Woodlief’s outreach was weighed in gaining the prestigious rank of Eagle Scout as a freshman, and most emphatically in the unmatched Round Up student initiative. The Basilian tradition nearly a century in the making annually contributes hundreds of thousands of dollars to St. Thomas tuition assistance. Woodlief fronted the Class of 2022 in the most recent fundraising effort, generating $11,000 in raffle ticket sales to rank in the top-10 producers for the fourth consecutive year with impressive totals of $9,505, $7,110, and $7,605.
“I was motivated my freshman year to out-sell my brother, that sibling rivalry thing,” Woodlief says. “But then a friend from middle school left St. Thomas because of financial reasons. I didn’t want to see that happen again so I was particularly driven to produce as much as I could to the grand total (a jaw-dropping $670,610 in 2022).
Woodlief’s uber-competitive nature extended even further away from the rigors of AP and GPA. To the ice rink of all places. A down-home, Texas-bred boy from suburbia in goal for the Cy Woods club hockey program in the Interscholastic League where he was a state champion as a sophomore and a difference-making three-year starter in the net.
Woodlief began skating when he was “four or five” and was introduced to the game before attending first grade. He developed superb mobility, instincts, positioning, and puck-handling ability. The checklist of attributes included flexibility and a wellspring of fearlessness.
Whether tracking the puck and then applying a quick-twitch, flamboyant windmill robbery or standing up and dropping to one knee or even stacking his pads to stop a hard-charging short-handed attack, there was nothing formulaic to Woodlief’s style. He knew when to roam and challenge shooters, or remain in the crease outside his goal, consistently making the save that every shot warranted.
“It was fun but I missed not representing St. Thomas in some way,” Woodlief says. “One of my best memories from this past (senior) season was having about a dozen classmates come out to a couple of games. That’s as close as I got to that pride of playing for your school.”
Goaltending is not a snapshot of past acclaim, it’s a kaleidoscope of the present, continually twirling. And so, too, are Woodlief and McColloster, top shelf in the now after meeting the most stringent of scholastic demands. Refusing complacency, ever-evolving and aspiring.

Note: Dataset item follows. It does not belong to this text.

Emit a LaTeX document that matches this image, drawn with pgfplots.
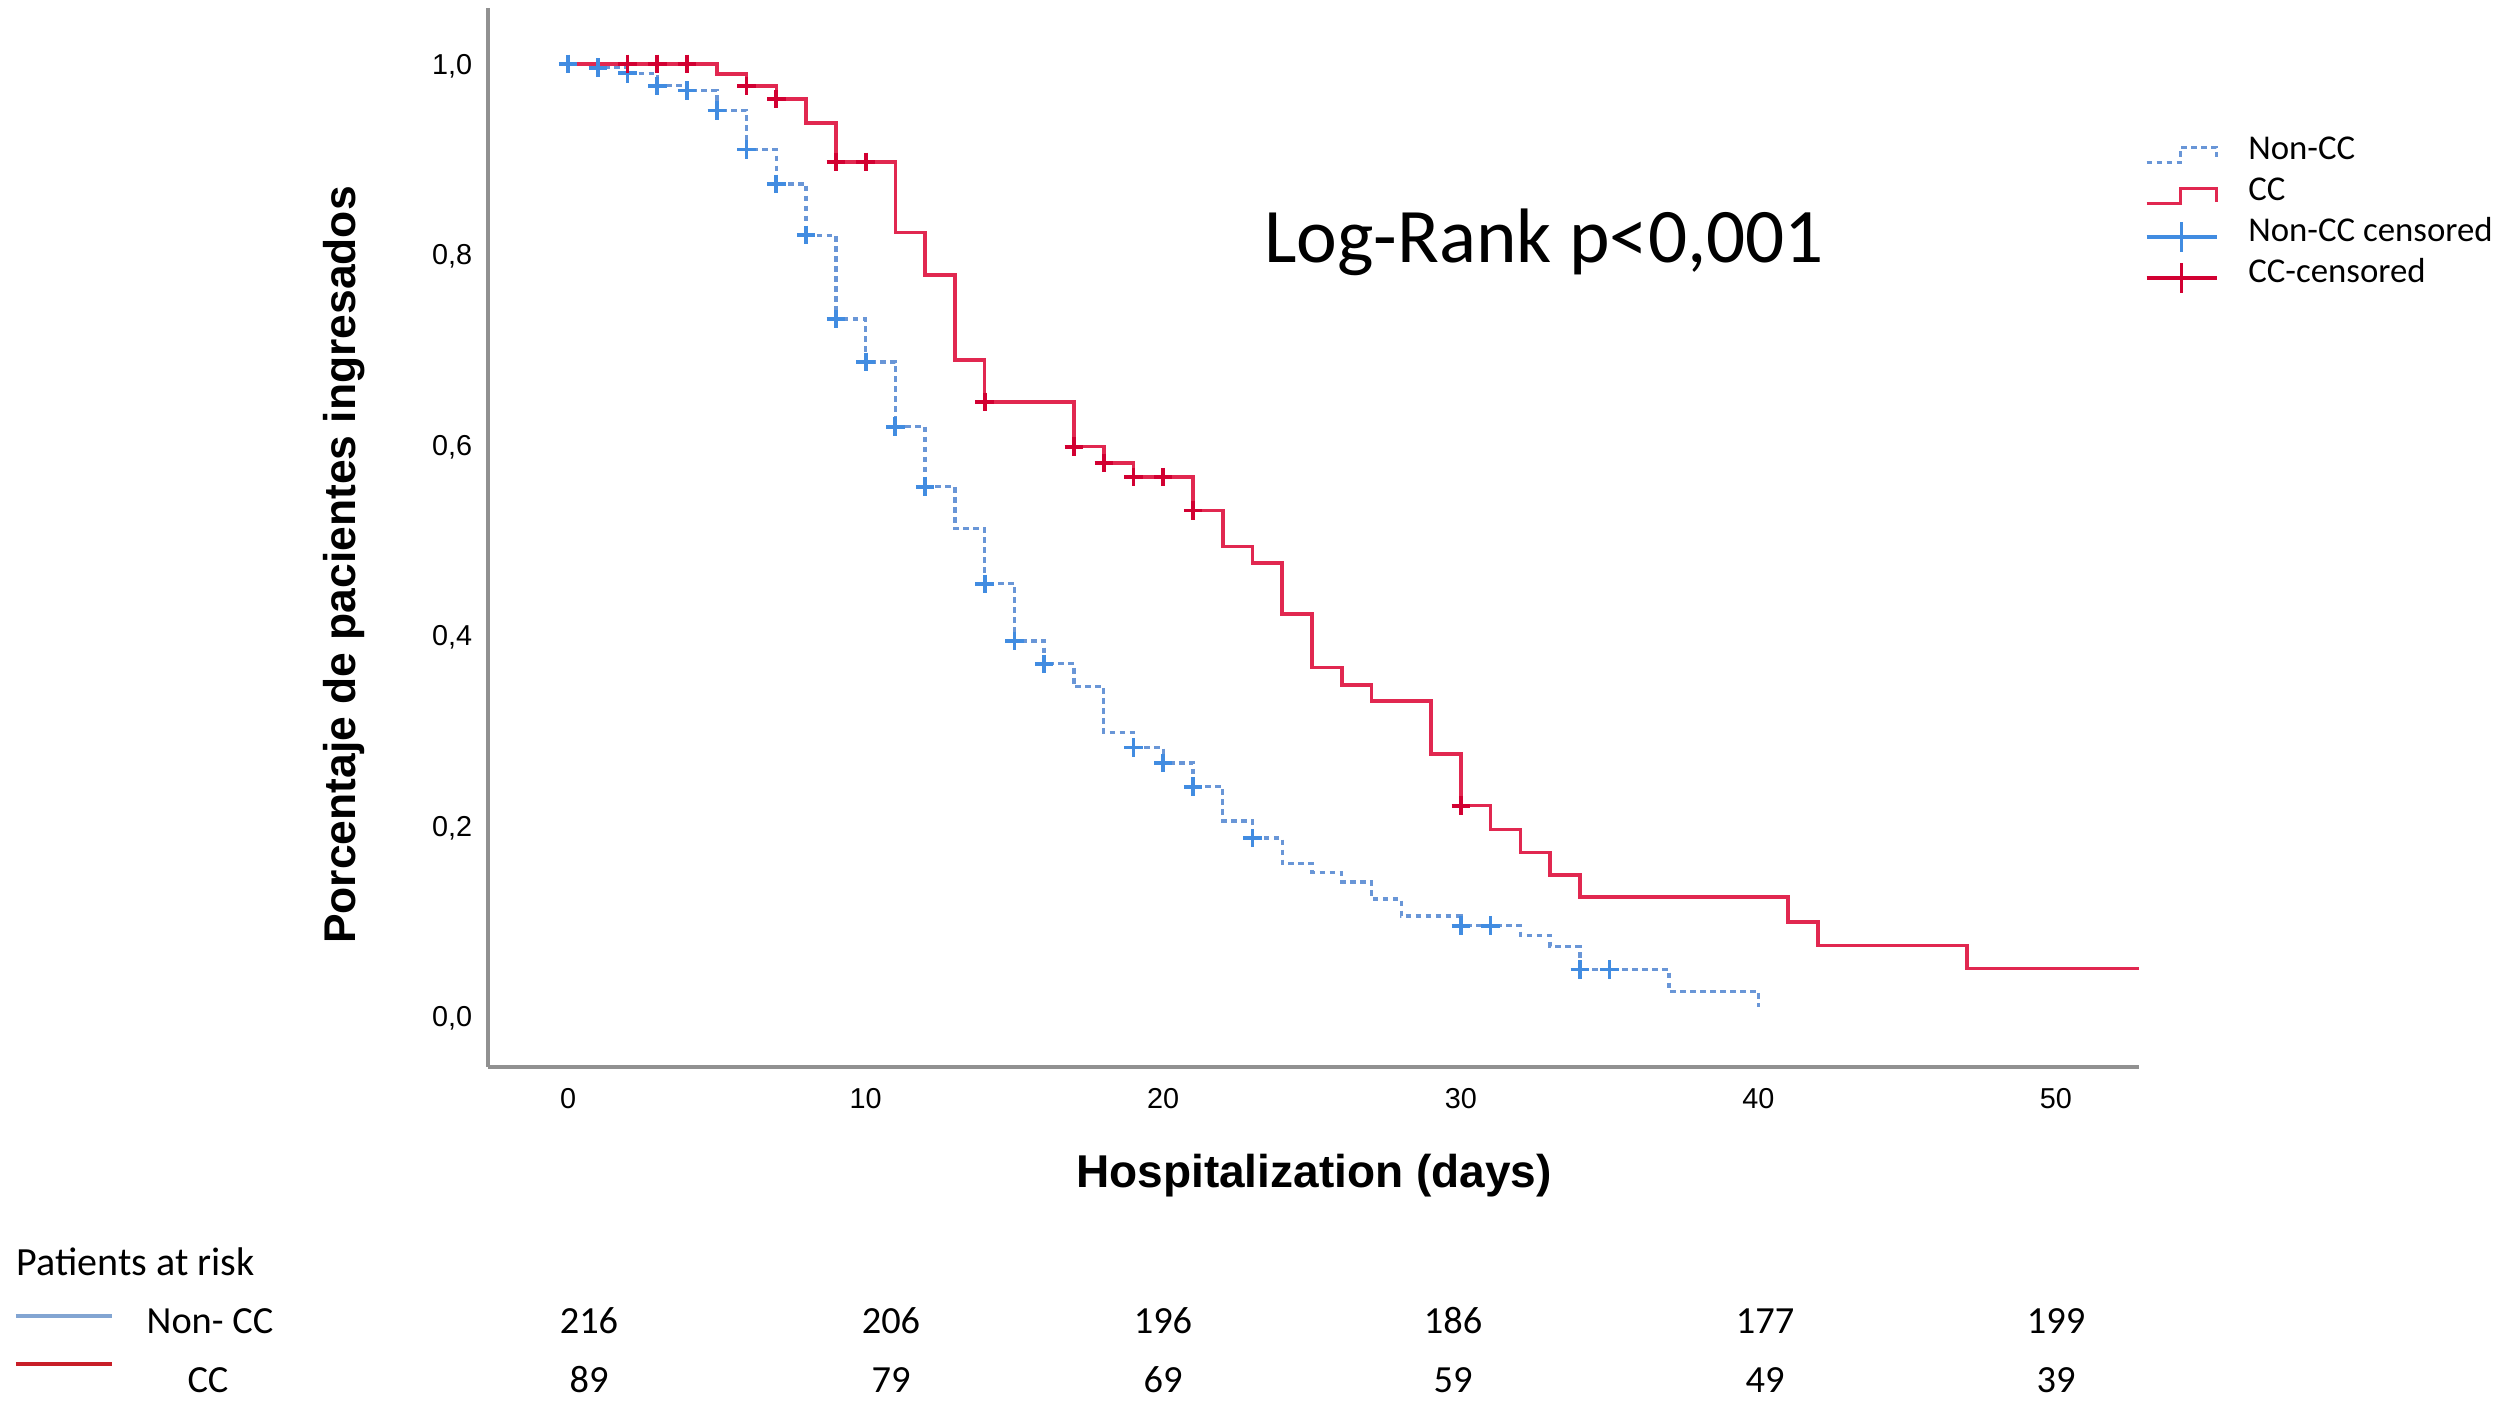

“Once the valedictorian rank was official, the recognition felt good for about 15 minutes,” Woodlief says. “I had a hockey banquet the next night and the satisfaction of those awards lasted about 15 minutes. Time to move on to whatever is next.”
As they live out their series of Warholian successes, Woodlief and McColloster are confident in confronting the next chapters of their educational and personal experience with hope and gratitude. Within the communal spirit of the St. Thomas campus community where supreme scholars are savored with all the critical attention that a gourmet gives a Chateaubriand, they are respected by peers and faculty, known and remembered as not only studious but trustworthy and loyal and courteous, engaging if not garrulous.
Valedictorian Woodlief. Salutatorian McColloster. Setting the standard. Accomplished, inspired, and inspiring Men of St. Thomas.
Catholic. Basilian. Teaching Goodness, Discipline, and Knowledge since 1900.
This was so inspiring and congratulations to you, Peyton. You are an exceptional young man and was a great mentor to my son, freshman, Ryley Sauvinet, 2025. I wish you well son on all your future endeavors!